### [JOB]
Below, locate the line that contains "Recreate this image". Repeat exactly from that line to the line that contains "return '€ '", inclusive, leaving out the pictures.

═════ RECORD LIST

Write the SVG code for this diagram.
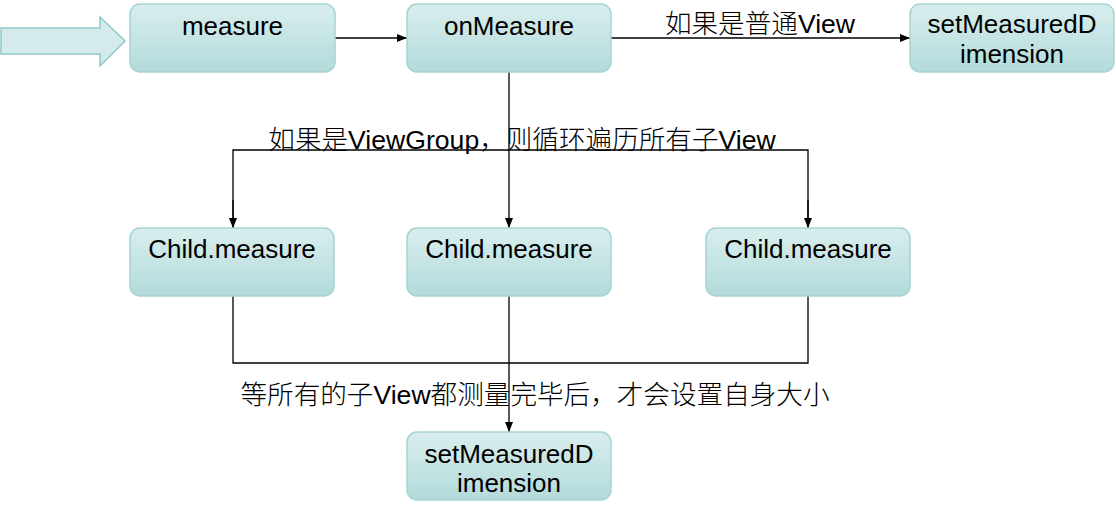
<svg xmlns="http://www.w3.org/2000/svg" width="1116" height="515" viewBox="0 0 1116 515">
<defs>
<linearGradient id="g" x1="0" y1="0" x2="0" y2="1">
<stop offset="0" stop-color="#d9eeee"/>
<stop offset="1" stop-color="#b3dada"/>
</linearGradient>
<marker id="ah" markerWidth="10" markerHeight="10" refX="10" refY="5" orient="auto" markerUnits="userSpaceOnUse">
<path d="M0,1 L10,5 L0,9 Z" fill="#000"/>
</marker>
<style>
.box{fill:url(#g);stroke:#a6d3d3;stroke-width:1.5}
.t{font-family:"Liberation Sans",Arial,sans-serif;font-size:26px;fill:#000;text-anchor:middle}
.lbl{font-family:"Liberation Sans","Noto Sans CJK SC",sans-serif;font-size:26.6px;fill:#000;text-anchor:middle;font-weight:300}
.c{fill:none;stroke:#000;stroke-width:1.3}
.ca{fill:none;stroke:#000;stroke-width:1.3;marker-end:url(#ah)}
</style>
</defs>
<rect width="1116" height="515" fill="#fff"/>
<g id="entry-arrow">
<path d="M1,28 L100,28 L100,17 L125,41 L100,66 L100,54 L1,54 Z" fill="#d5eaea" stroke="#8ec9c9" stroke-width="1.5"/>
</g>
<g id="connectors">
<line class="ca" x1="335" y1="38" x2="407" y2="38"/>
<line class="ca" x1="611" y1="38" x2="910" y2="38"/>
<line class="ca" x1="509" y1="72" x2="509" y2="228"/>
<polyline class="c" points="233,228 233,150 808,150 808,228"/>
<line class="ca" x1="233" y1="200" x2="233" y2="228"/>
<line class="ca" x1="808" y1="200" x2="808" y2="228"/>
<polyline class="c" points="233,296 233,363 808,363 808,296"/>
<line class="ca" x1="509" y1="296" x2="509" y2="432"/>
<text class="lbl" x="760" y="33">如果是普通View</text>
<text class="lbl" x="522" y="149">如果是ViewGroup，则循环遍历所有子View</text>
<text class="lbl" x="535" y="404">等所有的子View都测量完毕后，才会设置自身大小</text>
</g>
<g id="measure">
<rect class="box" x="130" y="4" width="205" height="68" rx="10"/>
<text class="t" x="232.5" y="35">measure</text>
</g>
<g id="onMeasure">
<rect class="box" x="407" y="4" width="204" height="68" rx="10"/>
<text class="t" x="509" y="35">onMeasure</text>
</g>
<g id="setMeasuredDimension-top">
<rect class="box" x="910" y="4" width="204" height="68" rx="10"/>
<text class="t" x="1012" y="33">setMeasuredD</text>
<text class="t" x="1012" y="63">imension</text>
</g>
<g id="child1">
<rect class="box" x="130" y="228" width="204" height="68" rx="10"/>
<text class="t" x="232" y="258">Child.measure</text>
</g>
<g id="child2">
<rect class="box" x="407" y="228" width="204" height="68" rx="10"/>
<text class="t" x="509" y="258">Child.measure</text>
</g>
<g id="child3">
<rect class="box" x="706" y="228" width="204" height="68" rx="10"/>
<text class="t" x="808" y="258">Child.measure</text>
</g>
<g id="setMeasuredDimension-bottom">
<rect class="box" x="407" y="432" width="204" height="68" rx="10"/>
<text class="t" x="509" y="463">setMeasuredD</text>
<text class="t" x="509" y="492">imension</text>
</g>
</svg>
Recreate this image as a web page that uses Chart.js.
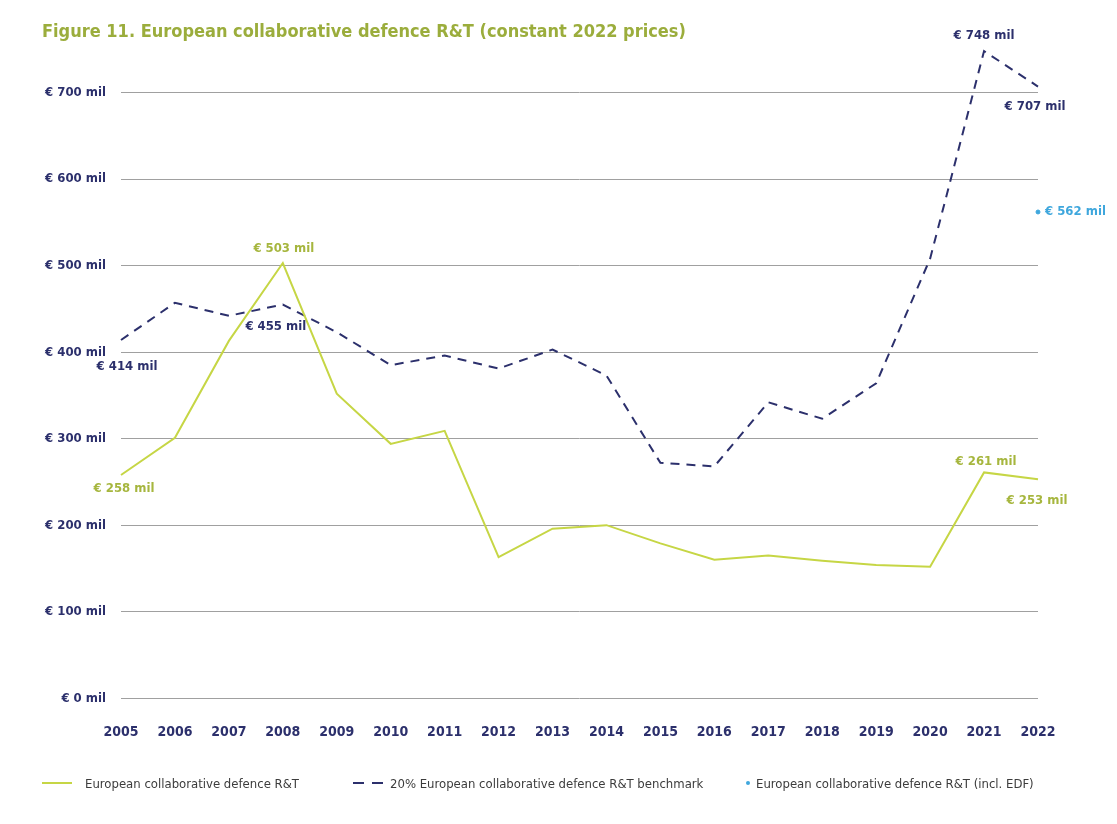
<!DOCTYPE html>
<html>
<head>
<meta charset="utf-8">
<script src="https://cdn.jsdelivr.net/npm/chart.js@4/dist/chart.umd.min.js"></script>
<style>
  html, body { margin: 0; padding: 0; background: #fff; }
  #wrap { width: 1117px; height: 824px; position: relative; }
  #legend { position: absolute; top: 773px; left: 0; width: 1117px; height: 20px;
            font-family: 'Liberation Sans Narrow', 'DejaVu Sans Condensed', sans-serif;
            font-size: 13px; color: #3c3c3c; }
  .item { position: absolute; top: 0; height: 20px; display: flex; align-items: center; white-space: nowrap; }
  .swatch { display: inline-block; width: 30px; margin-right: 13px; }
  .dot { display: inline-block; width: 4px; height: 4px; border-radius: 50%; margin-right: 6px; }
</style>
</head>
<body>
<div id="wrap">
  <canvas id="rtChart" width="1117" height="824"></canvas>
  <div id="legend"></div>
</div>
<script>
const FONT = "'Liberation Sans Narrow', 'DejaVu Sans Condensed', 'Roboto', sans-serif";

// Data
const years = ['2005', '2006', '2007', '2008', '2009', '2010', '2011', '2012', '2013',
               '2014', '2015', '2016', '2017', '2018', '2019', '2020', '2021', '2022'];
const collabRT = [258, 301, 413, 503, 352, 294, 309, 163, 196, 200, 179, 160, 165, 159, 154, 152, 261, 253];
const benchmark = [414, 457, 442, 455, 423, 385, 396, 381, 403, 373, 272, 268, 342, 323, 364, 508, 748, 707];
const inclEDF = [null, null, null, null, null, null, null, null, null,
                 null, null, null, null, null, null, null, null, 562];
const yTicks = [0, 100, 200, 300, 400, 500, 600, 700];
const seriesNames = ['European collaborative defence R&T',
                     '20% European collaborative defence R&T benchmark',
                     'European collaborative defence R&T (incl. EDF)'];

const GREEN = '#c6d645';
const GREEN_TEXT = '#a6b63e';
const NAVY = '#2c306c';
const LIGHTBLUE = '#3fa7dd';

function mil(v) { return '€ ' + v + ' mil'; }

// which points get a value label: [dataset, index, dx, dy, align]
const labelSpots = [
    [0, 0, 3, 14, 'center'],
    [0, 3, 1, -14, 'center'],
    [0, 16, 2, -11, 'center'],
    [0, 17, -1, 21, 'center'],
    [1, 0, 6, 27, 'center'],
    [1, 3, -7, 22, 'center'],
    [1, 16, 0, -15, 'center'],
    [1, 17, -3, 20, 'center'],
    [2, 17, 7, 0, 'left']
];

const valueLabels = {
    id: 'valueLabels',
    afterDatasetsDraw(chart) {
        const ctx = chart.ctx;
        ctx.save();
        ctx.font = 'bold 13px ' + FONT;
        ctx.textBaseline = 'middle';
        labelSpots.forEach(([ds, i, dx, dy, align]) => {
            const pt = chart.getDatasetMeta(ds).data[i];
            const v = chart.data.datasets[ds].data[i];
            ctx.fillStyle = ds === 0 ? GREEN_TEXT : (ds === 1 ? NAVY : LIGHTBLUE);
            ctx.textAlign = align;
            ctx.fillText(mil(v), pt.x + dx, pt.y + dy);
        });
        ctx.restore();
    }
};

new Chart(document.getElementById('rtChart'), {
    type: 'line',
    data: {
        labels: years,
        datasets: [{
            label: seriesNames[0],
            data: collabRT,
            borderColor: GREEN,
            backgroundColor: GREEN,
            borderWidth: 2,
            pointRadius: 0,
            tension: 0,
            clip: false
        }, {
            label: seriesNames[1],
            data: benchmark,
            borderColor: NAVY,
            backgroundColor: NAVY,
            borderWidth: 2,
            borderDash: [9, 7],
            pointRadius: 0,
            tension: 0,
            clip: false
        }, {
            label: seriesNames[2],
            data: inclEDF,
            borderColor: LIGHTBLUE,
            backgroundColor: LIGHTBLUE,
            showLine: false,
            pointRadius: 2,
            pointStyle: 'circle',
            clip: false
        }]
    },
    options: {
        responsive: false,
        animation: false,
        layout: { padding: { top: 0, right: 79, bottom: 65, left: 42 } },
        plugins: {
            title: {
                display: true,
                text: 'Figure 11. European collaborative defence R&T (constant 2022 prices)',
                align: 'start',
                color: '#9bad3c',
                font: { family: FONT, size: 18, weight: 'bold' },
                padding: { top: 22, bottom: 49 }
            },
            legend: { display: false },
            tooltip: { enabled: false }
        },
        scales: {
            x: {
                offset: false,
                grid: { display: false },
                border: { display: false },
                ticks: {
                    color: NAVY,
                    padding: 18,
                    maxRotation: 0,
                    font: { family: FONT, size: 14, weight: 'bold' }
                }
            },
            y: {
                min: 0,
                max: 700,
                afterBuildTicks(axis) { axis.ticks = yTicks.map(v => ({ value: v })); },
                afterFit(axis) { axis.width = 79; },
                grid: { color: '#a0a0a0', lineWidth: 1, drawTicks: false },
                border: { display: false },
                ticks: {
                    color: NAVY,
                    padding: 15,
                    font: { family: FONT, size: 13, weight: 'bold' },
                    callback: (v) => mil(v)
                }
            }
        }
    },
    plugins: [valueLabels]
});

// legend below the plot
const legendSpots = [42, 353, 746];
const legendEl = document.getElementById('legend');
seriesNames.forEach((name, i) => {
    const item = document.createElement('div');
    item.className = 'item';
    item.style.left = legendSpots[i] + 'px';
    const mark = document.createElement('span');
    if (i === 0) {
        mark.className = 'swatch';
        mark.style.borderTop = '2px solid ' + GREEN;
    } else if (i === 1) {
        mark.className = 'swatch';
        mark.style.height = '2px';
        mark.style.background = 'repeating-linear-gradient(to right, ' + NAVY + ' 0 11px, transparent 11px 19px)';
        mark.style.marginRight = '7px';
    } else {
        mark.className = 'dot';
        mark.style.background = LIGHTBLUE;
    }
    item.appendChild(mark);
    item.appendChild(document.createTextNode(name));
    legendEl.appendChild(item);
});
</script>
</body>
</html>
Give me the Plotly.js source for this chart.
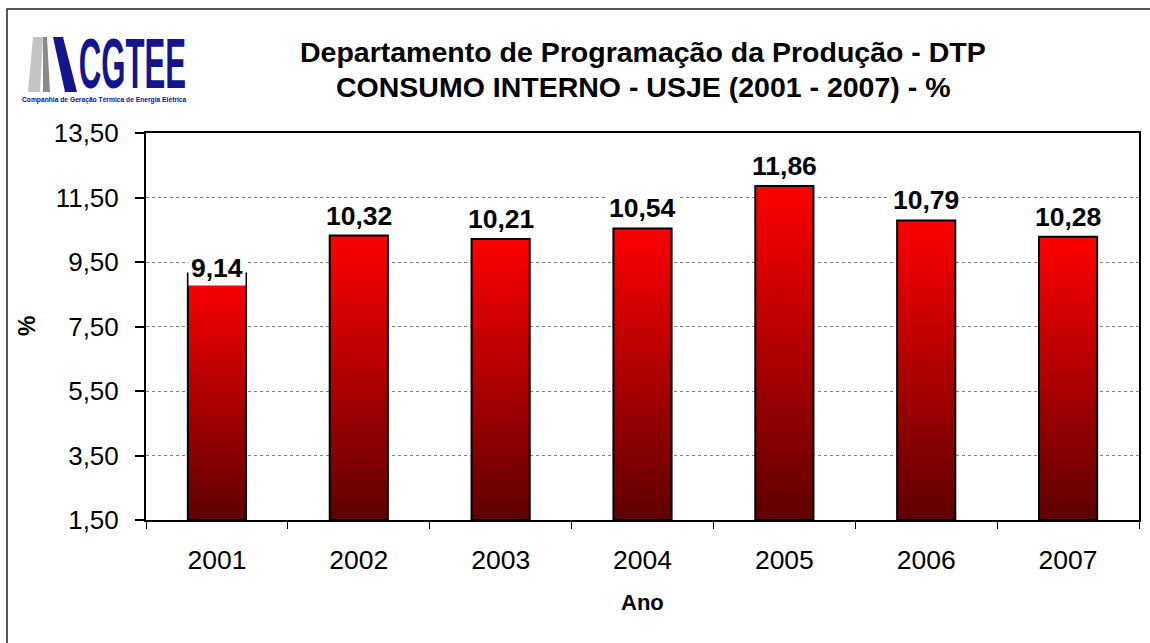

══════════

### [WRITTEN SOLUTION]
Recreate this image as a web page that uses Chart.js.
<!DOCTYPE html>
<html>
<head>
<meta charset="utf-8">
<script src="https://cdn.jsdelivr.net/npm/chart.js@4/dist/chart.umd.min.js"></script>
<style>
  html, body { margin: 0; padding: 0; background: #fff; }
  #wrap { width: 1117px; height: 824px; position: relative; }
  #legend { position: absolute; top: 773px; left: 0; width: 1117px; height: 20px;
            font-family: 'Liberation Sans Narrow', 'DejaVu Sans Condensed', sans-serif;
            font-size: 13px; color: #3c3c3c; }
  .item { position: absolute; top: 0; height: 20px; display: flex; align-items: center; white-space: nowrap; }
  .swatch { display: inline-block; width: 30px; margin-right: 13px; }
  .dot { display: inline-block; width: 4px; height: 4px; border-radius: 50%; margin-right: 6px; }
</style>
</head>
<body>
<div id="wrap">
  <canvas id="rtChart" width="1117" height="824"></canvas>
  <div id="legend"></div>
</div>
<script>
const FONT = "'Liberation Sans Narrow', 'DejaVu Sans Condensed', 'Roboto', sans-serif";

// Data
const years = ['2005', '2006', '2007', '2008', '2009', '2010', '2011', '2012', '2013',
               '2014', '2015', '2016', '2017', '2018', '2019', '2020', '2021', '2022'];
const collabRT = [258, 301, 413, 503, 352, 294, 309, 163, 196, 200, 179, 160, 165, 159, 154, 152, 261, 253];
const benchmark = [414, 457, 442, 455, 423, 385, 396, 381, 403, 373, 272, 268, 342, 323, 364, 508, 748, 707];
const inclEDF = [null, null, null, null, null, null, null, null, null,
                 null, null, null, null, null, null, null, null, 562];
const yTicks = [0, 100, 200, 300, 400, 500, 600, 700];
const seriesNames = ['European collaborative defence R&T',
                     '20% European collaborative defence R&T benchmark',
                     'European collaborative defence R&T (incl. EDF)'];

const GREEN = '#c6d645';
const GREEN_TEXT = '#a6b63e';
const NAVY = '#2c306c';
const LIGHTBLUE = '#3fa7dd';

function mil(v) { return '€ ' + v + ' mil'; }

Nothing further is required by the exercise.